Marks cited the change in attitudes toward China after President Richard M. Nixon’s historic visit to that country in 1972. Before the President’s trip, Marks said, China represented the “yellow peril.” After the trip, China was viewed in this country as an ally that could do no wrong.
China has not changed, he said. Only our perception of it has changed.
“We were looking at it through a new prism,” he said.
“How can we do that with the Soviets?” he asked.
An anthropologist in the audience suggested that although the process worked with China, it might not work with the Soviet Union. It worked with China, she said, because the President’s trip helped turn China against a much more powerful enemy, the Soviet Union.
It might be more effective, she added, to find a common enemy that would unite the United States and the Soviet Union in the need to overpower a far greater threat.
Perhaps, Marks suggested, that threat could be the possession of nuclear arms by radicals in such countries as Iran.
As might be expected, an issue that has perplexed scholars throughout history was not resolved during the three-hour workshop.

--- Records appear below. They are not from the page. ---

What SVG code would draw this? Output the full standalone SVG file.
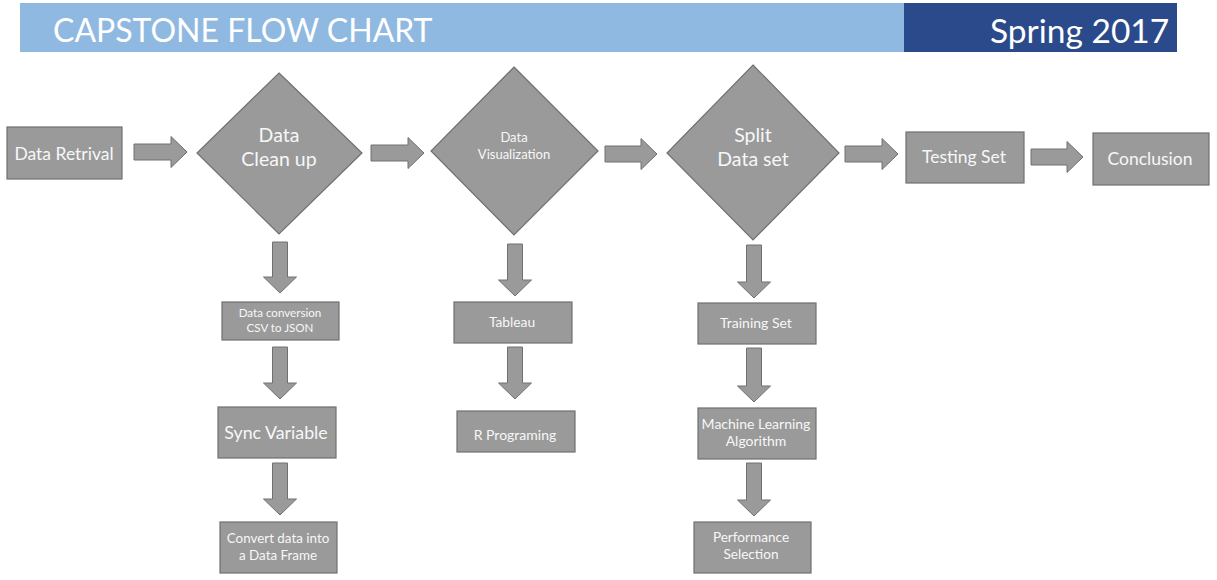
<svg xmlns="http://www.w3.org/2000/svg" width="1217" height="580" viewBox="0 0 1217 580">
<style>
.n{fill:#9a9a9a;stroke:#707070;stroke-width:1.2}
.a{fill:#9a9a9a;stroke:#707070;stroke-width:1}
text{font-family:Lato,"Open Sans","Liberation Sans",sans-serif;fill:#f7f7f7;text-anchor:middle}
.h{fill:#ffffff;text-anchor:start}
</style>
<rect width="1217" height="580" fill="#ffffff"/>
<g id="header">
<rect x="20" y="3" width="885" height="49" fill="#8fb9e1"/>
<rect x="904" y="3" width="273" height="49" fill="#2b4a8b"/>
<text class="h" x="53" y="42" font-size="32">CAPSTONE FLOW CHART</text>
<text class="h" x="990" y="43" font-size="33.5">Spring 2017</text>
</g>
<g id="connectors">
<path class="a" d="M134,144 H171 V136.5 L187,152 L171,167.5 V160 H134 Z"/>
<path class="a" d="M371,145 H408 V137.5 L424,153 L408,168.5 V161 H371 Z"/>
<path class="a" d="M605,146 H641 V138.5 L657,154 L641,169.5 V162 H605 Z"/>
<path class="a" d="M845,146 H882 V138.5 L898,154 L882,169.5 V162 H845 Z"/>
<path class="a" d="M1031,149 H1067 V141.5 L1083,157 L1067,172.5 V165 H1031 Z"/>
<path class="a" d="M272.5,242 V277 H263.5 L280,293 L296.5,277 H287.5 V242 Z"/>
<path class="a" d="M272.5,347 V383 H263.5 L280,399 L296.5,383 H287.5 V347 Z"/>
<path class="a" d="M272.5,463 V499 H263.5 L280,515 L296.5,499 H287.5 V463 Z"/>
<path class="a" d="M507.5,244 V280 H498.5 L515,296 L531.5,280 H522.5 V244 Z"/>
<path class="a" d="M507.5,347 V383 H498.5 L515,399 L531.5,383 H522.5 V347 Z"/>
<path class="a" d="M746.5,245 V282 H737.5 L754,298 L770.5,282 H761.5 V245 Z"/>
<path class="a" d="M746.5,348 V386 H737.5 L754,402 L770.5,386 H761.5 V348 Z"/>
<path class="a" d="M746.5,463 V500 H737.5 L754,516 L770.5,500 H761.5 V463 Z"/>
</g>
<g id="data-retrival">
<rect class="n" x="7" y="127" width="115" height="52"/>
<text x="64" y="160" font-size="17.5">Data Retrival</text>
</g>
<g id="data-clean-up">
<polygon class="n" points="279,73 362,153 279,234 197,153"/>
<text x="279" y="142" font-size="19.5">Data</text>
<text x="279" y="166" font-size="19.5">Clean up</text>
</g>
<g id="data-visualization">
<polygon class="n" points="514,67 598,151 514,235 431,151"/>
<text x="514" y="142" font-size="13">Data</text>
<text x="514" y="159" font-size="13">Visualization</text>
</g>
<g id="split-data-set">
<polygon class="n" points="753,65 839,153 753,240 667,153"/>
<text x="753" y="142" font-size="19.5">Split</text>
<text x="753" y="166" font-size="19.5">Data set</text>
</g>
<g id="testing-set">
<rect class="n" x="906" y="132" width="118" height="51"/>
<text x="964" y="163" font-size="17.5">Testing Set</text>
</g>
<g id="conclusion">
<rect class="n" x="1093" y="133" width="116" height="52"/>
<text x="1150" y="165" font-size="17.5">Conclusion</text>
</g>
<g id="data-conversion">
<rect class="n" x="222" y="302" width="117" height="38"/>
<text x="280" y="317" font-size="11.6">Data conversion</text>
<text x="280" y="332" font-size="11.6">CSV to JSON</text>
</g>
<g id="sync-variable">
<rect class="n" x="218" y="407" width="118" height="51"/>
<text x="276" y="439" font-size="17.8">Sync Variable</text>
</g>
<g id="convert-data-frame">
<rect class="n" x="220" y="522" width="117" height="51"/>
<text x="278" y="543" font-size="13.4">Convert data into</text>
<text x="278" y="560" font-size="13.4">a Data Frame</text>
</g>
<g id="tableau">
<rect class="n" x="454" y="302" width="118" height="41"/>
<text x="512" y="327" font-size="13.8">Tableau</text>
</g>
<g id="r-programing">
<rect class="n" x="457" y="411" width="118" height="41"/>
<text x="515" y="440" font-size="14">R Programing</text>
</g>
<g id="training-set">
<rect class="n" x="698" y="303" width="118" height="41"/>
<text x="756" y="328" font-size="14">Training Set</text>
</g>
<g id="ml-algorithm">
<rect class="n" x="698" y="408" width="118" height="51"/>
<text x="756" y="429" font-size="14">Machine Learning</text>
<text x="756" y="446" font-size="14">Algorithm</text>
</g>
<g id="performance-selection">
<rect class="n" x="694" y="522" width="117" height="51"/>
<text x="751" y="542" font-size="13.6">Performance</text>
<text x="751" y="559" font-size="13.6">Selection</text>
</g>
</svg>
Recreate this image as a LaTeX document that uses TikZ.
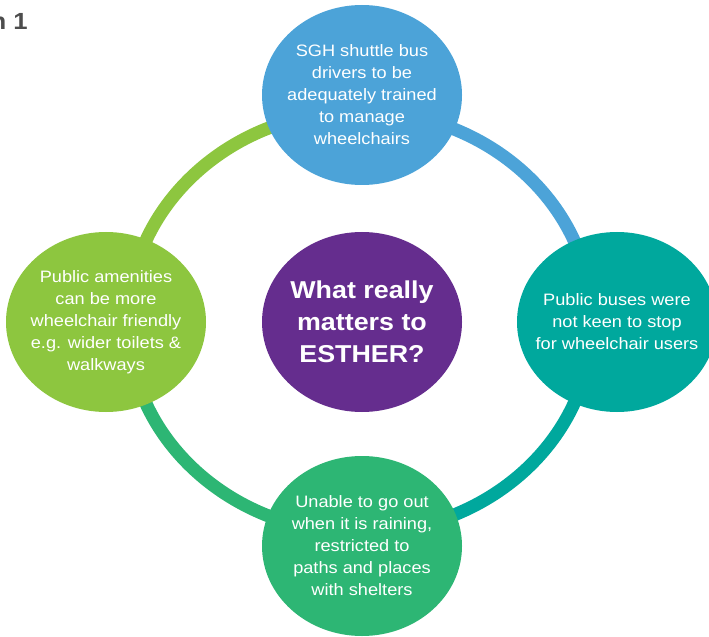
\documentclass[tikz,border=0pt]{standalone}
\usepackage{fontspec}
\setmainfont{Liberation Sans}[FakeStretch=1.1]
\usetikzlibrary{shapes.geometric}

\definecolor{lime}{HTML}{8DC63F}
\definecolor{sky}{HTML}{4CA3D8}
\definecolor{sea}{HTML}{00A89D}
\definecolor{leaf}{HTML}{2DB674}
\definecolor{plum}{HTML}{652D8E}
\definecolor{figgray}{HTML}{4D4D4D}

\tikzset{
  bubble/.style={ellipse, fill=#1, minimum width=150pt, minimum height=135pt,
    inner sep=-10pt, text=white, align=center,
    font=\fontsize{12.4}{16.5}\selectfont},
}

\begin{document}
\begin{tikzpicture}[x=0.75pt,y=0.75pt]
\useasboundingbox (0,0) rectangle (709,636);

% Ring, one quarter per colour
\foreach \col/\a in {lime/180,sky/90,sea/0,leaf/-90}
  \draw[\col, line width=9.75pt] (360,314) ++(\a:174pt and 158.25pt)
    arc[start angle=\a, end angle=\a-90, x radius=174pt, y radius=158.25pt];

% Bubbles
\node[bubble=sky] (shuttle) at (362,541) {SGH shuttle bus\\drivers to be\\adequately trained\\to manage\\wheelchairs};
\node[bubble=lime] (amenity) at (106,314) {Public amenities\\can be more\\wheelchair friendly\\e.g. wider toilets \&\\walkways};
\node[bubble=sea] (buses) at (617,314) {Public buses were\\not keen to stop\\for wheelchair users};
\node[bubble=leaf] (rain) at (362,90) {Unable to go out\\when it is raining,\\restricted to\\paths and places\\with shelters};
\node[bubble=plum, font=\bfseries\fontsize{18.3}{24}\selectfont] (esther) at (362,314) {What really\\matters to\\ESTHER?};

% Caption
\node[anchor=base east, inner sep=0pt, text=figgray, font=\bfseries\fontsize{17.5}{20}\selectfont] (fig) at (28,606) {n 1};
\end{tikzpicture}
\end{document}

Marks, however, left the scientists with a gimmick that, if nothing else, will be entertaining during the hours and hours of meetings this week.
He asked each of those present to grasp one finger by the other hand, then try to pull the finger out.
Instinctively, as each person tried to withdraw the finger, the grip was tightened proportionately.
“Now,” he said, “push the finger in slightly and then quickly withdraw it.”
The forward motion served to relax the grip, and the finger could be withdrawn easily.
That, he said, shows what can be done if one is willing to give a little before taking.
The convention, which will continue through Friday at the downtown Hilton and Bonaventure, includes a section on “arms control and national security,” reflecting broad concern for the role of scientists in that area.
Among topics to be discussed are the politics of weapons in space, featuring Gerold Yonas, chief scientist with the Strategic Defense Initiative Organization, and Richard Garwin, a national defense expert who is a sharp critic of the Reagan Administration’s proposed “Star Wars” defense plan. That debate is scheduled for today.
Later in the week, scientists will grapple with the topics of arms reduction and control, the comprehensive test ban treaty, nonproliferation of nuclear weapons, the technical bases of treaty verification and responsibility of scientists for nuclear weapons.
That range of discussions reflects the nature of this meeting, designed to expose scientists to a wide range of topics in the hopes of stimulating cross-fertilization among the disciplines.